ESSEX Police have started using an unmarked lorry to catch drivers committing offences on the borough’s roads.

The Mercedes tractor, owned by the force for a number of years, is normally used for shifting the mobile control centre.

Now it is being used to fight road crime on main roads in Essex. It has been out on operation twice in recent weeks, and during a spell on the A13 and M25 in Thurrock, officers caught a lorry driver tapping away on his iPad while cruising along at 50mph.

Aside from clamping down on road offences, it might also be a useful tool in the war against metal theft as it is able to blend into industrial surroundings where such crime is often committed.

Last week, the Thurrock Gazette reported how three businesses had been blighted by commercial crimes like metal theft in the last year.

PCs Al Cuthbertson and Gary Winfield, both members of the Essex Police commercial vehicle unit, have got HGV licences to drive the police lorry.

While one officer drives, the other keeps watch from the passenger seat, using a radio to pass information to other officers on motorbike or in cars to stop offending drivers.

The higher vantage point enables officers to spot motorist misdemeanours, particularly those being carried out by lorry drivers.

PCs Cuthbertson and Winfield wear fleeces over their police uniforms and the lorry, which is grey in colour, bears the number plate “A12 EPD”, the only clue that it is police-owned.

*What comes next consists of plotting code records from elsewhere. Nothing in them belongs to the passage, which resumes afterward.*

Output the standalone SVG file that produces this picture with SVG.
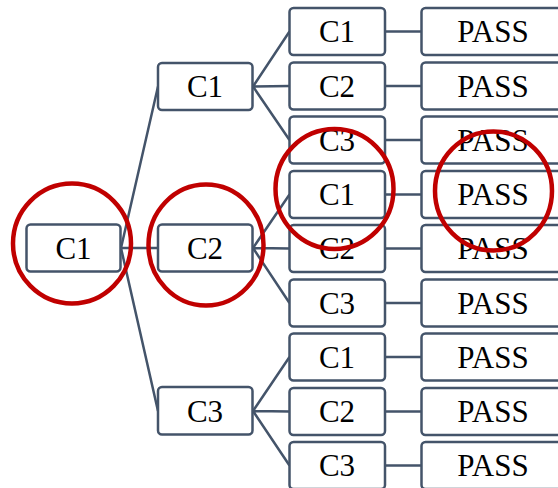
<svg xmlns="http://www.w3.org/2000/svg" width="558" height="488" viewBox="0 0 558 488">
<style>
.box{fill:#fff;stroke:#44546A;stroke-width:2.5}
.lbl{font-family:"Liberation Serif","Times New Roman",serif;font-size:31px;fill:#000;text-anchor:middle}
.ln{stroke:#44546A;stroke-width:2.5;fill:none}
.hl{fill:none;stroke:#C00000;stroke-width:4.5}
</style>
<rect width="558" height="488" fill="#fff"/>
<g id="connectors">
<path class="ln" d="M121 248 L158 86.5 M121 248 L158 248 M121 248 L158 411"/>
<path class="ln" d="M253 86.5 L289.5 31.5 M253 86.5 L289.5 86 M253 86.5 L289.5 140"/>
<path class="ln" d="M253 248 L289.5 194.5 M253 248 L289.5 248.5 M253 248 L289.5 303"/>
<path class="ln" d="M253 411 L289.5 357 M253 411 L289.5 411.5 M253 411 L289.5 465.5"/>
<path class="ln" d="M385 31.5 H421.5 M385 86 H421.5 M385 140 H421.5 M385 194.5 H421.5 M385 248.5 H421.5 M385 303 H421.5 M385 357 H421.5 M385 411.5 H421.5 M385 465.5 H421.5"/>
</g>
<g id="root"><rect class="box" x="26.5" y="224.5" width="94" height="47" rx="4"/><text class="lbl" x="73.5" y="258.5">C1</text></g>
<g id="m1"><rect class="box" x="158" y="63" width="94.5" height="47" rx="4"/><text class="lbl" x="205" y="97">C1</text></g>
<g id="m2"><rect class="box" x="158" y="224.5" width="94.5" height="47" rx="4"/><text class="lbl" x="205" y="258.5">C2</text></g>
<g id="m3"><rect class="box" x="158" y="387" width="94.5" height="47.5" rx="4"/><text class="lbl" x="205" y="421.5">C3</text></g>
<g id="l1"><rect class="box" x="289.5" y="8" width="95.5" height="47" rx="4"/><text class="lbl" x="337" y="42">C1</text></g>
<g id="l2"><rect class="box" x="289.5" y="62.5" width="95.5" height="47" rx="4"/><text class="lbl" x="337" y="96.5">C2</text></g>
<g id="l3"><rect class="box" x="289.5" y="116.5" width="95.5" height="47" rx="4"/><text class="lbl" x="337" y="150.5">C3</text></g>
<g id="l4"><rect class="box" x="289.5" y="171" width="95.5" height="47" rx="4"/><text class="lbl" x="337" y="205">C1</text></g>
<g id="l5"><rect class="box" x="289.5" y="225" width="95.5" height="47" rx="4"/><text class="lbl" x="337" y="259">C2</text></g>
<g id="l6"><rect class="box" x="289.5" y="279.5" width="95.5" height="47" rx="4"/><text class="lbl" x="337" y="313.5">C3</text></g>
<g id="l7"><rect class="box" x="289.5" y="333.5" width="95.5" height="47" rx="4"/><text class="lbl" x="337" y="367.5">C1</text></g>
<g id="l8"><rect class="box" x="289.5" y="388" width="95.5" height="47" rx="4"/><text class="lbl" x="337" y="422">C2</text></g>
<g id="l9"><rect class="box" x="289.5" y="442" width="95.5" height="47" rx="4"/><text class="lbl" x="337" y="476">C3</text></g>
<g id="p1"><rect class="box" x="421.5" y="8" width="143" height="47" rx="4"/><text class="lbl" x="493" y="42">PASS</text></g>
<g id="p2"><rect class="box" x="421.5" y="62.5" width="143" height="47" rx="4"/><text class="lbl" x="493" y="96.5">PASS</text></g>
<g id="p3"><rect class="box" x="421.5" y="116.5" width="143" height="47" rx="4"/><text class="lbl" x="493" y="150.5">PASS</text></g>
<g id="p4"><rect class="box" x="421.5" y="171" width="143" height="47" rx="4"/><text class="lbl" x="493" y="205">PASS</text></g>
<g id="p5"><rect class="box" x="421.5" y="225" width="143" height="47" rx="4"/><text class="lbl" x="493" y="259">PASS</text></g>
<g id="p6"><rect class="box" x="421.5" y="279.5" width="143" height="47" rx="4"/><text class="lbl" x="493" y="313.5">PASS</text></g>
<g id="p7"><rect class="box" x="421.5" y="333.5" width="143" height="47" rx="4"/><text class="lbl" x="493" y="367.5">PASS</text></g>
<g id="p8"><rect class="box" x="421.5" y="388" width="143" height="47" rx="4"/><text class="lbl" x="493" y="422">PASS</text></g>
<g id="p9"><rect class="box" x="421.5" y="442" width="143" height="47" rx="4"/><text class="lbl" x="493" y="476">PASS</text></g>
<g id="highlights">
<ellipse class="hl" cx="72" cy="243.5" rx="59" ry="60"/>
<ellipse class="hl" cx="206" cy="245" rx="57.5" ry="60.5"/>
<ellipse class="hl" cx="334.5" cy="189" rx="59" ry="60"/>
<ellipse class="hl" cx="493.5" cy="191" rx="58.5" ry="59.5"/>
</g>
</svg>
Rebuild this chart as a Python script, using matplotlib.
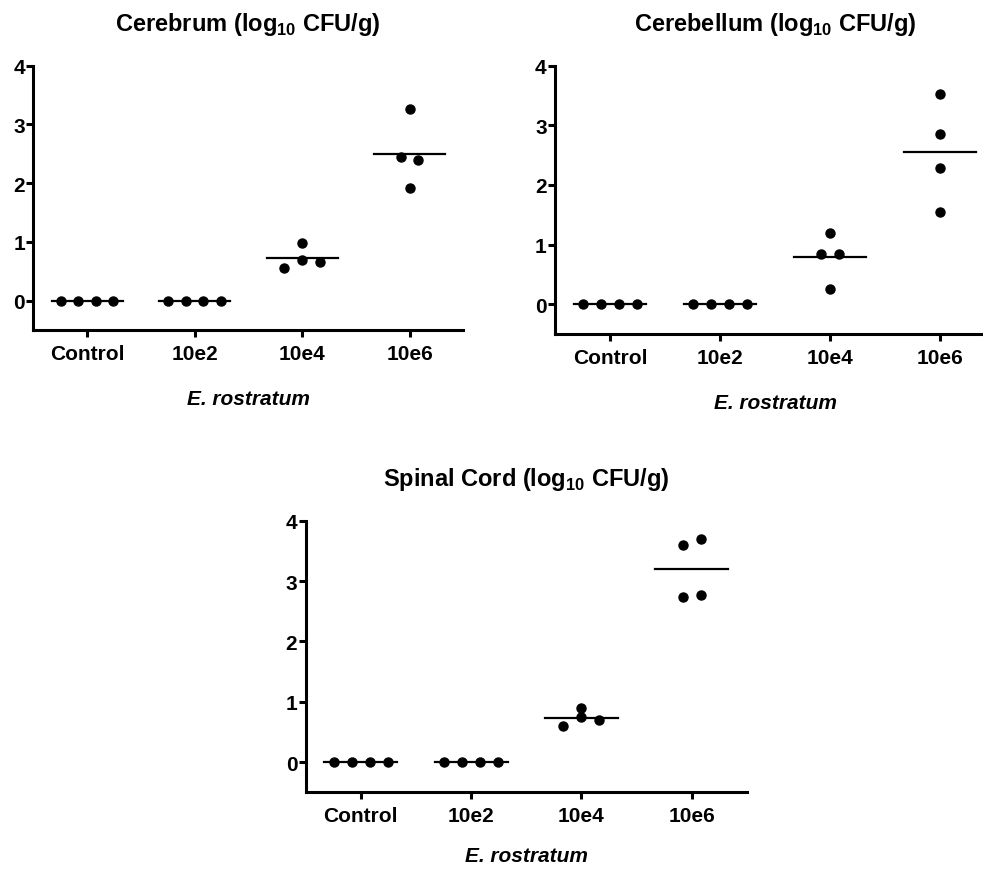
import numpy as np
import matplotlib
matplotlib.use("Agg")
import matplotlib.pyplot as plt

plt.rcParams['font.family'] = ['Liberation Sans', 'DejaVu Sans']
plt.rcParams['font.weight'] = 'bold'
plt.rcParams['mathtext.fontset'] = 'custom'
plt.rcParams['mathtext.rm'] = 'Liberation Sans:bold'
plt.rcParams['mathtext.bf'] = 'Liberation Sans:bold'

groups = ['Control', '10e2', '10e4', '10e6']
xlabel = 'E. rostratum'

cerebrum_title = r'Cerebrum (log$_{10}$ CFU/g)'
cerebrum = [
    [0, 0, 0, 0],
    [0, 0, 0, 0],
    [0.98, 0.56, 0.69, 0.65],
    [3.26, 2.44, 2.40, 1.91],
]

cerebellum_title = r'Cerebellum (log$_{10}$ CFU/g)'
cerebellum = [
    [0, 0, 0, 0],
    [0, 0, 0, 0],
    [1.19, 0.85, 0.85, 0.25],
    [3.52, 2.85, 2.28, 1.55],
]

spinal_title = r'Spinal Cord (log$_{10}$ CFU/g)'
spinal = [
    [0, 0, 0, 0],
    [0, 0, 0, 0],
    [0.90, 0.75, 0.60, 0.70],
    [3.59, 3.69, 2.74, 2.77],
]

# horizontal slot of each dot inside its column (column-scatter layout)
zero_slots = [-1.5, -0.5, 0.5, 1.5]
cerebrum_slots = [zero_slots, zero_slots, [0, -1, 0, 1], [0, -0.5, 0.5, 0]]
cerebellum_slots = [zero_slots, zero_slots, [0, -0.5, 0.5, 0], [0, 0, 0, 0]]
spinal_slots = [zero_slots, zero_slots, [0, 0, -1, 1], [-0.5, 0.5, -0.5, 0.5]]

W, H = 983, 870
fig = plt.figure(figsize=(W / 100, H / 100), dpi=100)


def panel(rect_px, title, data, slots, labelpad=19):
    left, top, right, bottom = rect_px
    ax = fig.add_axes([left / W, 1 - bottom / H, (right - left) / W, (bottom - top) / H])
    x = np.arange(len(groups))
    for i, vals in enumerate(data):
        xs = x[i] + 0.164 * np.array(slots[i])
        m = np.mean(vals)
        ax.plot([x[i] - 0.33, x[i] + 0.33], [m, m], color='black', lw=1.6, zorder=2)
        ax.plot(xs, vals, 'o', color='black', ms=6.5, zorder=3, clip_on=False)
    ax.set_xlim(-0.5, 3.5)
    ax.set_ylim(-0.5, 4)
    ax.set_yticks([0, 1, 2, 3, 4])
    ax.set_xticks(x)
    ax.set_xticklabels(groups)
    for s in ['top', 'right']:
        ax.spines[s].set_visible(False)
    for s in ['left', 'bottom']:
        ax.spines[s].set_linewidth(2.2)
    ax.tick_params(axis='both', width=2.2, length=5, labelsize=15)
    ax.tick_params(axis='y', pad=1)
    ax.tick_params(axis='x', pad=5)
    for lab in ax.get_xticklabels() + ax.get_yticklabels():
        lab.set_fontweight('bold')
    ax.set_xlabel(xlabel, fontsize=15, fontweight='bold', style='italic', labelpad=labelpad)
    ax.set_title(title, fontsize=17, fontweight='bold', pad=26)
    return ax


panel((33.3, 66.7, 463.3, 331), cerebrum_title, cerebrum, cerebrum_slots)
panel((555, 66.7, 995, 335), cerebellum_title, cerebellum, cerebellum_slots)
panel((305.7, 521.7, 746.8, 793.3), spinal_title, spinal, spinal_slots, labelpad=15)

fig.savefig('out.png', dpi=100)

Adam Pipe, Essex Police’s casualty reduction manager said: “Although it has been nicknamed the “plainclothes lorry” there is nothing secret or covert about the truck.

“It is being used for road safety and general policing patrols and is especially useful for keeping an eye on lorry drivers and motorists who are not driving safely or are breaking the law by using phones and other devices or not wearing seat belts.”